Later that afternoon, Nagourney got permission from Times editors to e-mail Sargent a response to the Obama memo. But the episode still grates. "I've never had an experience like this, with this campaign or others," Nagourney tells me. "I thought they crossed the line. If you have a problem with a story I write, call me first. I'm a big boy. I can handle it. But they never called. They attacked me like I'm a political opponent."
Okay, so if you write a story he doesn't like, he sics the nutroots on you. I can accept that. But it seems to me that Obama is extraordinarily thin-skinned and will sic the nutroots on you for just about anything. He expects the press to faithfully report his Message of the Day, every day, and gets angry when his lapdogs don't comply.
I find this unlikely:
As tensions escalate, the risk to Obama, of course, is that reporters will be emboldened to challenge his campaign ever more aggressively. At the same time, McCain has demonstrated a longstanding ability to deftly manage the press. After all, it wasn't long ago that McCain, short on cash and trailing in the Republican primaries, re-launched his campaign in New Hampshire by courting the press, "my base," as he once proudly put it. In June, the McCain camp unveiled its redesigned campaign plane, a Boeing 737 that recreates the Straight Talk Express bus, so reporters can assemble with McCain and shoot the breeze.

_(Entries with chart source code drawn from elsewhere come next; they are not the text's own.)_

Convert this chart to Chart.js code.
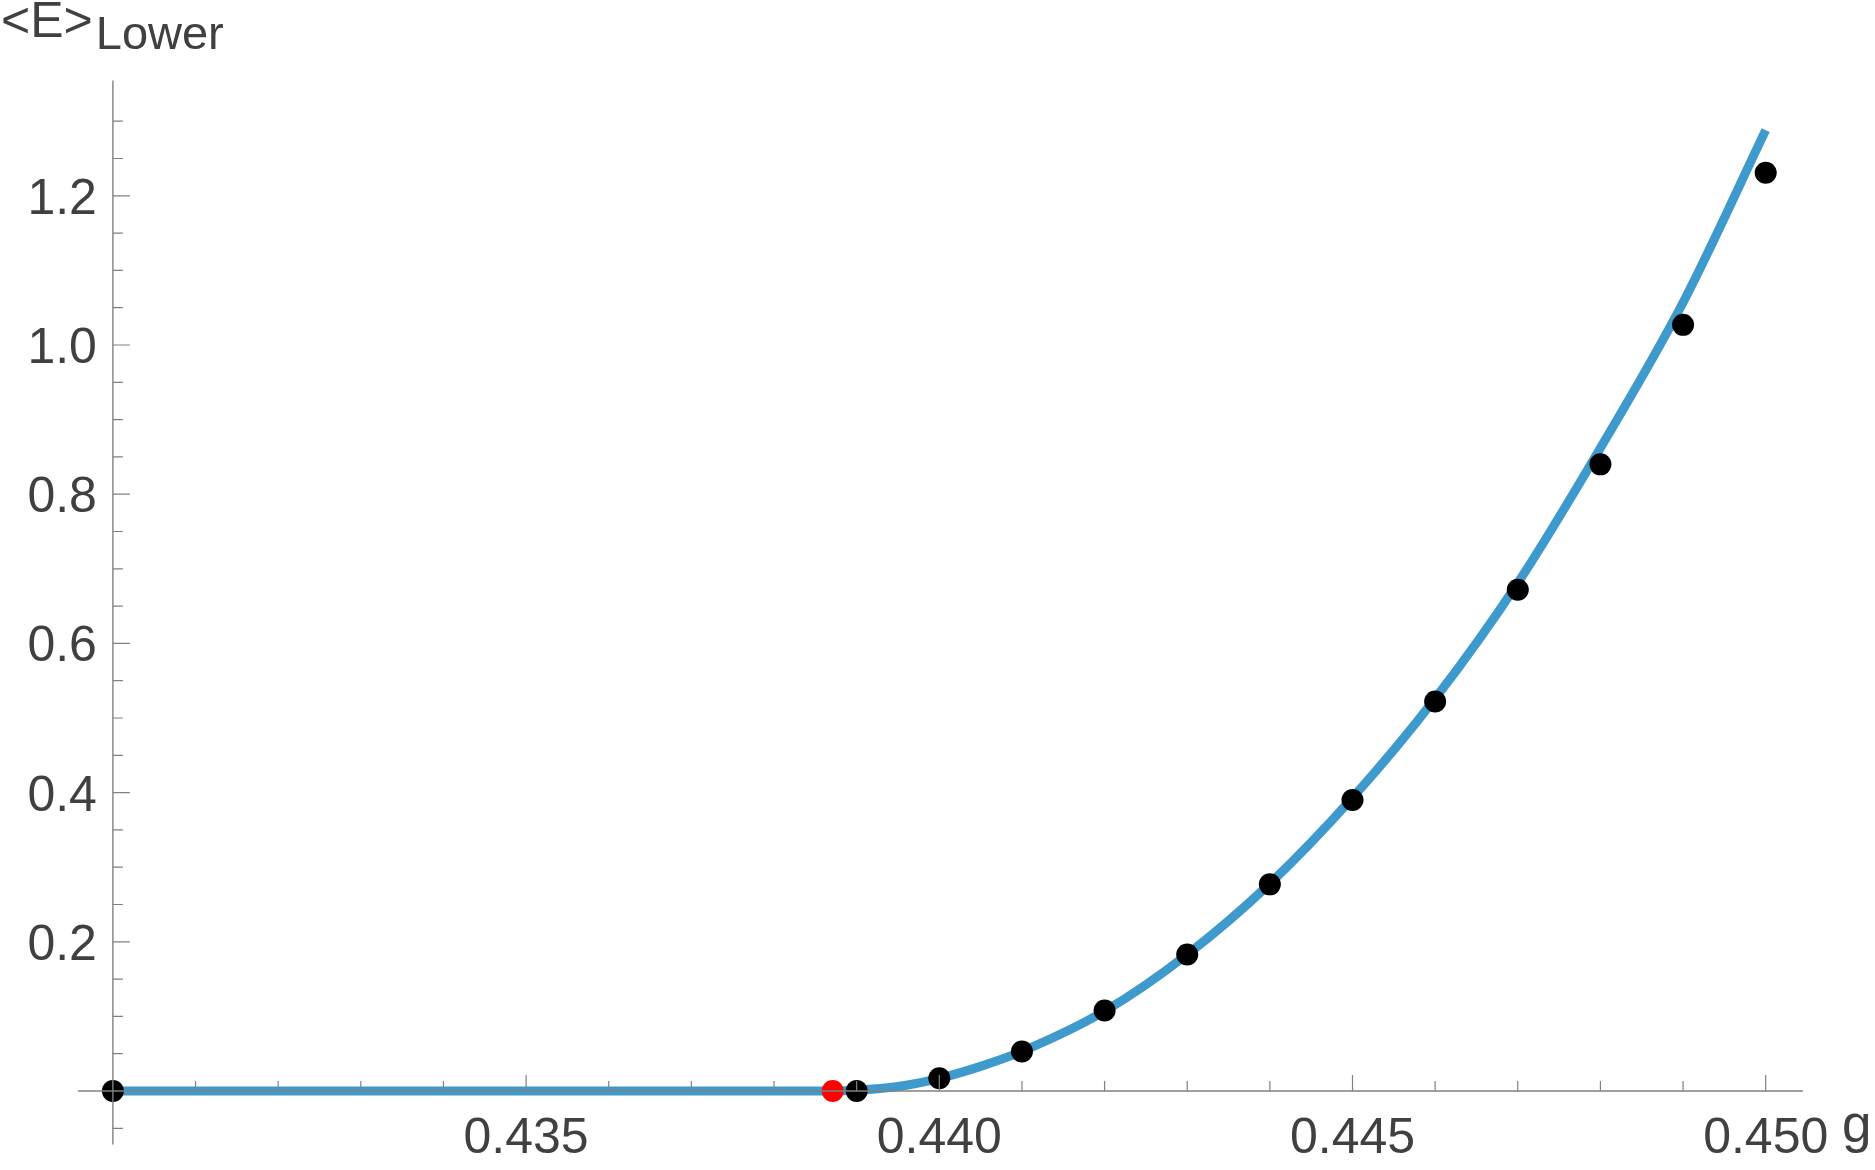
<!DOCTYPE html>
<html>
<head>
<meta charset="utf-8">
<title>&lt;E&gt;Lower vs g</title>
<script src="https://cdn.jsdelivr.net/npm/chart.js@4.4.1/dist/chart.umd.min.js"></script>
<style>
  html, body { margin: 0; padding: 0; background: #ffffff; }
  #wrap { width: 1875px; height: 1170px; }
</style>
</head>
<body>
<div id="wrap"><canvas id="energyChart" width="1875" height="1170"></canvas></div>
<script>
// ==========================================
//  DATA
// ==========================================
// fitted curve
const curveG = [0.4300, 0.4387, 0.4390, 0.4395, 0.4400, 0.4405, 0.4410, 0.4420, 0.4430, 0.4440, 0.4450, 0.4460, 0.4470, 0.4480, 0.4490, 0.4500];
const curveE = [0, 0, 0.001, 0.006, 0.017, 0.033, 0.053, 0.107, 0.183, 0.278, 0.393, 0.526, 0.681, 0.862, 1.057, 1.288];

// measured points (black)
const pointG = [0.430, 0.439, 0.440, 0.441, 0.442, 0.443, 0.444, 0.445, 0.446, 0.447, 0.448, 0.449, 0.450];
const pointE = [0, 0, 0.017, 0.053, 0.108, 0.183, 0.277, 0.390, 0.522, 0.672, 0.840, 1.027, 1.231];

// critical point (red)
const criticalG = [0.43871];
const criticalE = [0];

// tick labels
const xTickValues = [0.435, 0.440, 0.445, 0.450];
const xTickLabels = ['0.435', '0.440', '0.445', '0.450'];
const yTickValues = [0.2, 0.4, 0.6, 0.8, 1.0, 1.2];
const yTickLabels = ['0.2', '0.4', '0.6', '0.8', '1.0', '1.2'];

const toXY = (xs, ys) => xs.map((v, i) => ({ x: v, y: ys[i] }));

// ==========================================
//  AXES DRAWN AT THE ORIGIN (Mathematica style)
// ==========================================
const LABEL_FONT = '"Liberation Sans", Arial, Helvetica, sans-serif';
const AXIS_COLOR = '#808080';
const TEXT_COLOR = '#404040';

const originAxes = {
    id: 'originAxes',
    afterDatasetsDraw(chart) {
        const { ctx } = chart;
        const xs = chart.scales.x;
        const ys = chart.scales.y;
        const x0 = xs.getPixelForValue(0.43);
        const y0 = ys.getPixelForValue(0);

        ctx.save();
        ctx.strokeStyle = AXIS_COLOR;
        ctx.lineWidth = 1.4;

        // axis lines
        ctx.beginPath();
        ctx.moveTo(xs.getPixelForValue(0.42958), y0);
        ctx.lineTo(xs.getPixelForValue(0.45045), y0);
        ctx.moveTo(x0, ys.getPixelForValue(-0.0716));
        ctx.lineTo(x0, ys.getPixelForValue(1.3547));
        ctx.stroke();

        // x ticks every 0.001, pointing up
        ctx.lineWidth = 1.2;
        ctx.beginPath();
        for (let i = 1; i <= 20; i++) {
            const px = xs.getPixelForValue(0.43 + i * 0.001);
            const len = (i % 5 === 0) ? 16 : 10;
            ctx.moveTo(px, y0);
            ctx.lineTo(px, y0 - len);
        }
        // y ticks every 0.05, pointing right
        for (let k = -1; k <= 26; k++) {
            if (k === 0) continue;
            const py = ys.getPixelForValue(k * 0.05);
            const len = (k % 4 === 0) ? 17 : 10;
            ctx.moveTo(x0, py);
            ctx.lineTo(x0 + len, py);
        }
        ctx.stroke();

        // tick labels
        ctx.fillStyle = TEXT_COLOR;
        ctx.font = '50px ' + LABEL_FONT;
        ctx.textBaseline = 'alphabetic';
        ctx.textAlign = 'center';
        xTickValues.forEach((v, i) => {
            ctx.fillText(xTickLabels[i], xs.getPixelForValue(v), y0 + 62);
        });
        ctx.textAlign = 'right';
        yTickValues.forEach((v, i) => {
            ctx.fillText(yTickLabels[i], x0 - 16, ys.getPixelForValue(v) + 18);
        });

        // axis titles
        ctx.textAlign = 'left';
        ctx.fillText('<E>', 1, 37);
        const w = ctx.measureText('<E>').width;
        ctx.font = '47px ' + LABEL_FONT;
        ctx.fillText('Lower', 1 + w + 3, 49);
        ctx.font = '53px ' + LABEL_FONT;
        ctx.fillText('g', 1842, 1142);

        ctx.restore();
    }
};

// ==========================================
//  CHART
// ==========================================
new Chart(document.getElementById('energyChart'), {
    type: 'scatter',
    data: {
        datasets: [
            {
                type: 'line',
                label: 'fit',
                data: toXY(curveG, curveE),
                borderColor: 'rgb(62, 154, 205)',
                borderWidth: 9,
                borderCapStyle: 'butt',
                pointRadius: 0,
                cubicInterpolationMode: 'monotone',
                fill: false,
                clip: false,
                order: 3
            },
            {
                label: 'points',
                data: toXY(pointG, pointE),
                backgroundColor: '#000000',
                borderWidth: 0,
                pointRadius: 11,
                clip: false,
                order: 2
            },
            {
                label: 'critical',
                data: toXY(criticalG, criticalE),
                backgroundColor: '#ff0000',
                borderWidth: 0,
                pointRadius: 11,
                clip: false,
                order: 1
            }
        ]
    },
    options: {
        responsive: false,
        animation: false,
        events: [],
        layout: { padding: { left: 112.9, right: 109.3, top: 121.2, bottom: 79 } },
        plugins: { legend: { display: false }, tooltip: { enabled: false } },
        scales: {
            x: { type: 'linear', min: 0.43, max: 0.45, display: false },
            y: { type: 'linear', min: 0, max: 1.3, display: false }
        }
    },
    plugins: [originAxes]
});
</script>
</body>
</html>
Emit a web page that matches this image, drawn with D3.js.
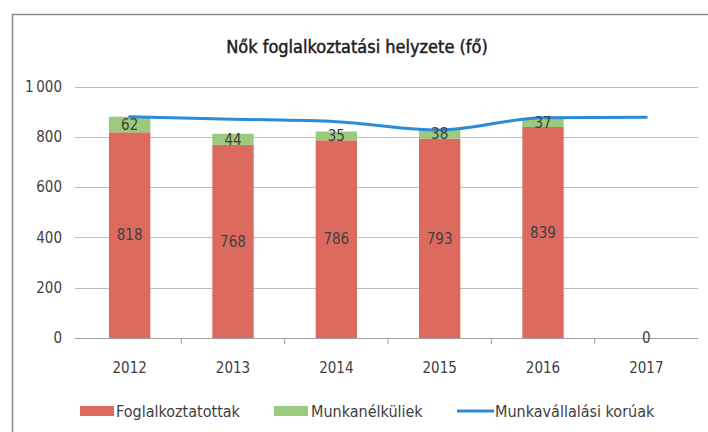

Now, Obama may be handing McCain a shot at winning back his "base." Of course, making ads that paint the media as Obama's stooges may not be the best way to accomplish that. But the press wants to put its love somewhere, and, right now, that love is up for grabs.
But who knows. If even Katie Couric can rouse herself to ask the Lamb of Chicago a few hard questions, maybe other members of the press can remember they're reporters, and not webmasters at the Official Barack Obama Fan Club website.